Image-GS: Content-Adaptive Image Representation via 2D Gaussians
Yunxiang Zhang, Bingxuan Li, Alexandr Kuznetsov, Akshay Jindal, Stavros Diolatzis, Kenneth Chen, Anton Sochenov, Anton Kaplanyan, Qi Sun
TL;DR
Image-GS introduces an explicit, content-adaptive image representation based on anisotropic 2D Gaussians and a custom differentiable renderer. By adaptively spawning Gaussians guided by image gradients and progressively refining them with error-driven additions, it achieves favorable rate-distortion trade-offs and hardware-friendly decoding, with about 0.3K MACs per pixel. The method supports a smooth level-of-detail hierarchy and enables practical applications in semantics-aware compression and joint image compression and restoration.
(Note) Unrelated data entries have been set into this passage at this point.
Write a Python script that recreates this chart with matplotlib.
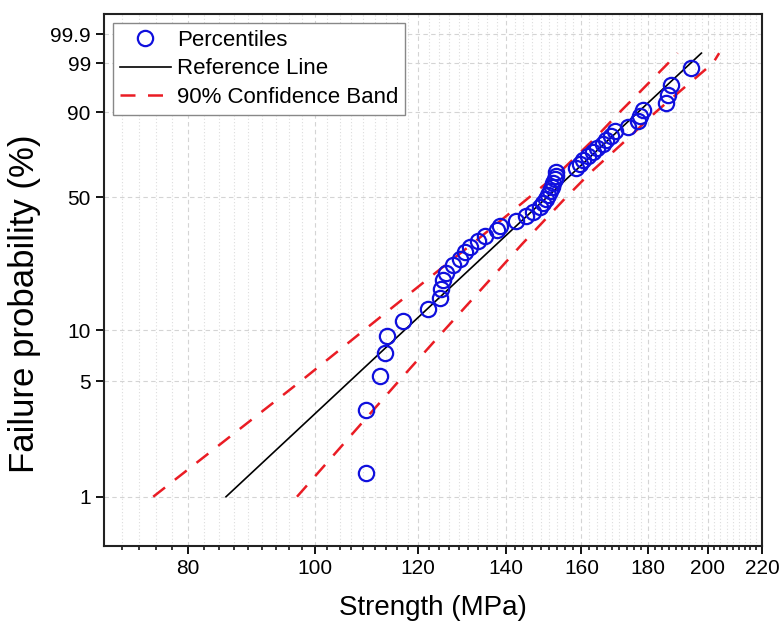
import numpy as np
import matplotlib.pyplot as plt
from matplotlib.ticker import FixedLocator, NullFormatter

plt.rcParams['font.family'] = ['Liberation Sans', 'DejaVu Sans']

# failure probability of each specimen (%)
prob = [1.39, 3.37, 5.36, 7.34, 9.33, 11.31, 13.29, 15.28, 17.26, 19.25,
        21.23, 23.21, 25.20, 27.18, 29.17, 31.15, 33.13, 35.12, 37.10, 39.09,
        41.07, 43.06, 45.04, 47.02, 49.01, 50.99, 52.98, 54.96, 56.94, 58.93,
        60.91, 62.90, 64.88, 66.87, 68.85, 70.83, 72.82, 74.80, 76.79, 78.77,
        80.75, 82.74, 84.72, 86.71, 88.69, 90.67, 92.66, 94.64, 96.63, 98.61]
# strength of each specimen (MPa)
strength = [109.5, 109.5, 112.1, 113.1, 113.5, 116.8, 122.1, 124.7, 125.0, 125.4,
            126.1, 127.6, 129.1, 130.3, 131.4, 133.3, 134.9, 137.8, 138.6, 142.7,
            145.2, 146.9, 148.7, 149.5, 150.4, 150.9, 151.3, 151.8, 152.2, 152.7,
            153.1, 153.1, 158.6, 159.5, 160.5, 161.8, 163.2, 164.4, 166.1, 167.0,
            168.5, 169.7, 173.6, 176.7, 177.3, 178.3, 185.9, 186.3, 187.3, 194.2]

# reference line end points
ref_strength = [85.5, 197.7]
ref_prob = [1, 99.5]

# 90% confidence band
band_prob = [1, 5, 10, 20, 30, 50, 63.2, 80, 90, 95, 99, 99.5]
band_low = [75.2, 97.5, 109.0, 122.5, 131.9, 146.0, 154.3, 164.1, 171.2, 176.9, 186.5, 189.6]
band_high = [96.9, 115.9, 125.6, 136.7, 144.1, 155.8, 163.0, 174.0, 182.4, 189.5, 201.8, 204.0]

x_major = [80, 100, 120, 140, 160, 180, 200, 220]
y_major = [1, 5, 10, 50, 90, 99, 99.9]
y_labels = ['1', '5', '10', '50', '90', '99', '99.9']


def weibull_fwd(p):
    p = np.clip(np.asarray(p, dtype=float), 1e-9, 100 - 1e-9)
    return np.log(-np.log(1 - p / 100))


def weibull_inv(w):
    return 100 * (1 - np.exp(-np.exp(np.asarray(w, dtype=float))))


fig = plt.figure(figsize=(7.82, 6.28), dpi=100)
ax = fig.add_axes([0.133, 0.1306, 0.8414, 0.8471])

ax.set_xscale('log')
ax.set_yscale('function', functions=(weibull_fwd, weibull_inv))
ax.set_xlim(68.95, 220)
ax.set_ylim(0.5, 99.99)

red = '#ea1c24'
blue = '#1010dd'
ax.plot(band_low, band_prob, color=red, lw=1.8, dashes=(6, 5), zorder=3,
        label='90% Confidence Band')
ax.plot(band_high, band_prob, color=red, lw=1.8, dashes=(6, 5), zorder=3)
ax.plot(ref_strength, ref_prob, color='black', lw=1.2, zorder=4, label='Reference Line')
ax.plot(strength, prob, 'o', ms=11, mfc='none', mec=blue, mew=1.6, zorder=5,
        label='Percentiles')

# ticks
ax.xaxis.set_major_locator(FixedLocator(x_major))
ax.set_xticklabels([str(v) for v in x_major])
minor = []
for a, b in zip([60] + x_major[:-1], x_major):
    for k in range(1, 9):
        v = a + k * (b - a) / 9
        if v > 69:
            minor.append(v)
ax.xaxis.set_minor_locator(FixedLocator(minor))
ax.xaxis.set_minor_formatter(NullFormatter())
ax.yaxis.set_major_locator(FixedLocator(y_major))
ax.set_yticklabels(y_labels)
ax.yaxis.set_minor_locator(FixedLocator([]))

ax.tick_params(axis='both', which='major', direction='out', length=6, width=1.3,
               labelsize=15, top=False, right=False)
ax.tick_params(axis='x', which='minor', direction='out', length=3, width=1.1)
for s in ax.spines.values():
    s.set_linewidth(1.5)
    s.set_color('#222222')

ax.grid(True, which='major', color='#d4d4d4', ls=(0, (4, 3)), lw=0.8)
ax.grid(True, which='minor', axis='x', color='#dddddd', ls=(0, (1, 2)), lw=0.8)
ax.set_axisbelow(True)

ax.set_xlabel('Strength (MPa)', fontsize=20, labelpad=12)
ax.set_ylabel('Failure probability (%)', fontsize=25)
ax.yaxis.set_label_coords(-0.096, 0.455)

h, l = ax.get_legend_handles_labels()
order = [2, 1, 0]
leg = ax.legend([h[i] for i in order], [l[i] for i in order], loc='upper left',
                fontsize=16, frameon=True, fancybox=False, framealpha=1,
                edgecolor='#888888', borderaxespad=0.4, handlelength=2.3,
                handletextpad=0.3, labelspacing=0.35, borderpad=0.3)
leg.get_frame().set_linewidth(1.0)

fig.savefig('out.png', dpi=100)
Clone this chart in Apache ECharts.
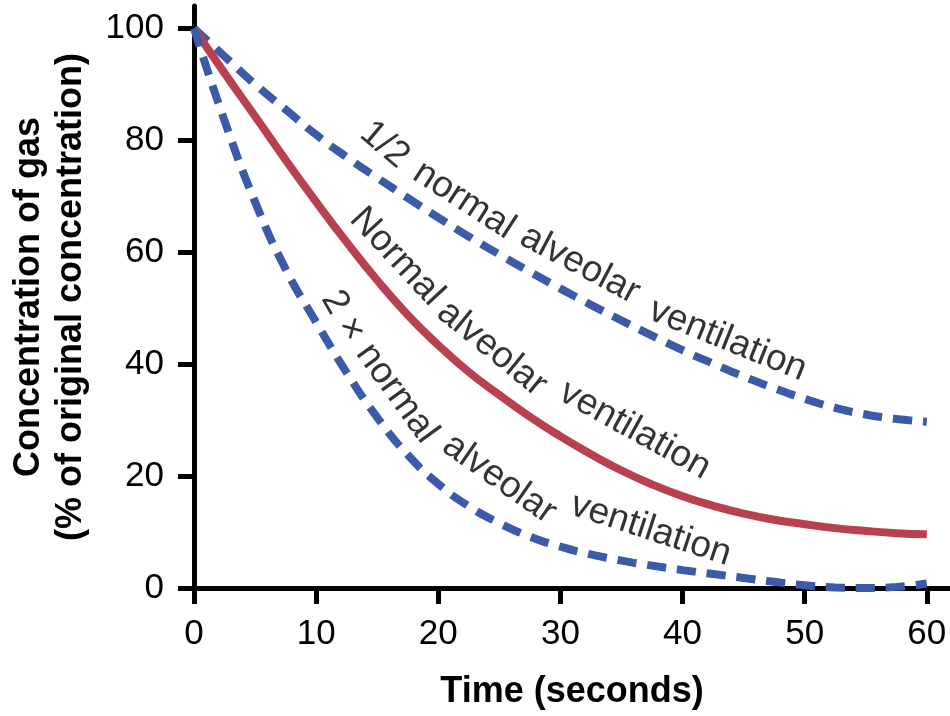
<!DOCTYPE html>
<html>
<head>
<meta charset="utf-8">
<script src="https://cdn.jsdelivr.net/npm/echarts@6/dist/echarts.min.js"></script>
<style>
  html, body { margin: 0; padding: 0; background: #fff; }
  #chart { width: 950px; height: 716px; }
</style>
</head>
<body>
<div id="chart"></div>
<script>
// time in seconds, and % of original concentration for each ventilation rate
const timeSec = [0, 2.5, 5, 7.5, 10, 12.5, 15, 17.5, 20, 22.5, 25, 27.5, 30,
  32.5, 35, 37.5, 40, 42.5, 45, 47.5, 50, 52.5, 55, 57.5, 60];
const normalVent = [100, 92, 84.3, 76.5, 69, 61.8, 55, 48.8, 43.4, 38.6, 34.5, 30.6, 27.1,
  23.9, 21, 18.5, 16.4, 14.7, 13.3, 12.2, 11.4, 10.7, 10.2, 9.8, 9.6];
const halfVent = [100, 95, 90, 85.5, 81, 77, 73.3, 69.7, 66.2, 62.8, 59.6, 56.5, 53.5,
  50.6, 47.8, 45.1, 42.5, 40.1, 37.8, 35.7, 33.8, 32.2, 31, 30.2, 29.7];
const doubleVent = [100, 83.5, 69, 57, 47.5, 38.5, 30.5, 23.8, 18.6, 14.6, 11.6, 9.2, 7.4,
  6, 4.9, 4, 3.2, 2.5, 1.8, 1.1, 0.5, 0.1, 0, 0.2, 0.8];

const xTicks = [0, 10, 20, 30, 40, 50, 60];
const yTicks = [0, 20, 40, 60, 80, 100];

// curve captions, word by word: [text, time, value, angle]
const halfWords = [["1/2", 15.6, 79.2, -40], ["normal", 22.1, 69.3, -33],
  ["alveolar", 31.6, 57.8, -28], ["ventilation", 43.7, 44.3, -22]];
const normalWords = [["Normal", 16.6, 59.2, -47], ["alveolar", 24.4, 42.8, -39],
  ["ventilation", 36.1, 28.2, -29]];
const doubleWords = [["2 \u00d7", 12.2, 48.6, -60], ["normal", 16.6, 34.8, -54],
  ["alveolar", 25.0, 19.5, -35], ["ventilation", 37.4, 10.4, -18]];

const FONT = "Liberation Sans";
const pair = (ys) => timeSec.map((t, i) => [t, ys[i]]);

function captionSeries(words) {
  return {
    type: "scatter",
    symbolSize: 0,
    silent: true,
    z: 5,
    data: words.map((w) => ({
      name: w[0],
      value: [w[1], w[2]],
      label: { rotate: w[3] }
    })),
    label: {
      show: true,
      position: "inside",
      formatter: "{b}",
      fontFamily: FONT,
      fontSize: 37,
      color: "#000"
    }
  };
}

function curve(name, ys, color, dashed) {
  return {
    name: name,
    type: "line",
    data: pair(ys),
    smooth: 0.5,
    showSymbol: false,
    lineStyle: dashed
      ? { color: color, width: 8, type: [19, 11], cap: "butt" }
      : { color: color, width: 8 }
  };
}

const chart = echarts.init(document.getElementById("chart"), null, { renderer: "canvas" });

const option = {
  backgroundColor: "#fff",
  animation: false,
  grid: { left: 193, right: 0, top: 6, bottom: 128 },
  xAxis: {
    type: "value",
    min: 0,
    max: 61.9,
    name: "Time (seconds)",
    nameLocation: "middle",
    nameGap: 86,
    nameTextStyle: { fontFamily: FONT, fontWeight: "bold", fontSize: 36, color: "#000" },
    axisLine: { lineStyle: { color: "#000", width: 5 } },
    axisTick: { show: true, length: 16, customValues: xTicks,
      lineStyle: { color: "#000", width: 5 } },
    axisLabel: { customValues: xTicks, margin: 29, fontFamily: FONT, fontSize: 35, color: "#000" },
    splitLine: { show: false }
  },
  yAxis: {
    type: "value",
    min: 0,
    max: 104,
    name: "Concentration of gas\n(% of original concentration)",
    nameLocation: "middle",
    nameGap: 102,
    nameTextStyle: { fontFamily: FONT, fontWeight: "bold", fontSize: 36, lineHeight: 42, color: "#000" },
    axisLine: { lineStyle: { color: "#000", width: 5 } },
    axisTick: { show: true, length: 16, customValues: yTicks,
      lineStyle: { color: "#000", width: 5 } },
    axisLabel: { customValues: yTicks, margin: 30, fontFamily: FONT, fontSize: 35, color: "#000" },
    splitLine: { show: false }
  },
  series: [
    curve("1/2 normal alveolar ventilation", halfVent, "#3b5ba8", true),
    curve("Normal alveolar ventilation", normalVent, "#b8404f", false),
    curve("2 x normal alveolar ventilation", doubleVent, "#3b5ba8", true),
    captionSeries(halfWords),
    captionSeries(normalWords),
    captionSeries(doubleWords)
  ]
};

chart.setOption(option);
</script>
</body>
</html>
Across a 2K×2K evaluation set and texture stacks, Image-GS outperforms neural baselines at ultra-low bitrates and remains competitive with standard texture codecs, demonstrating strong practical impact for real-time graphics and machine vision workflows.
Abstract
Neural image representations have emerged as a promising approach for encoding and rendering visual data. Combined with learning-based workflows, they demonstrate impressive trade-offs between visual fidelity and memory footprint. Existing methods in this domain, however, often rely on fixed data structures that suboptimally allocate memory or compute-intensive implicit models, hindering their practicality for real-time graphics applications. Inspired by recent advancements in radiance field rendering, we introduce Image-GS, a content-adaptive image representation based on 2D Gaussians. Leveraging a custom differentiable renderer, Image-GS reconstructs images by adaptively allocating and progressively optimizing a group of anisotropic, colored 2D Gaussians. It achieves a favorable balance between visual fidelity and memory efficiency across a variety of stylized images frequently seen in graphics workflows, especially for those showing non-uniformly distributed features and in low-bitrate regimes. Moreover, it supports hardware-friendly rapid random access for real-time usage, requiring only 0.3K MACs to decode a pixel. Through error-guided progressive optimization, Image-GS naturally constructs a smooth level-of-detail hierarchy. We demonstrate its versatility with several applications, including texture compression, semantics-aware compression, and joint image compression and restoration.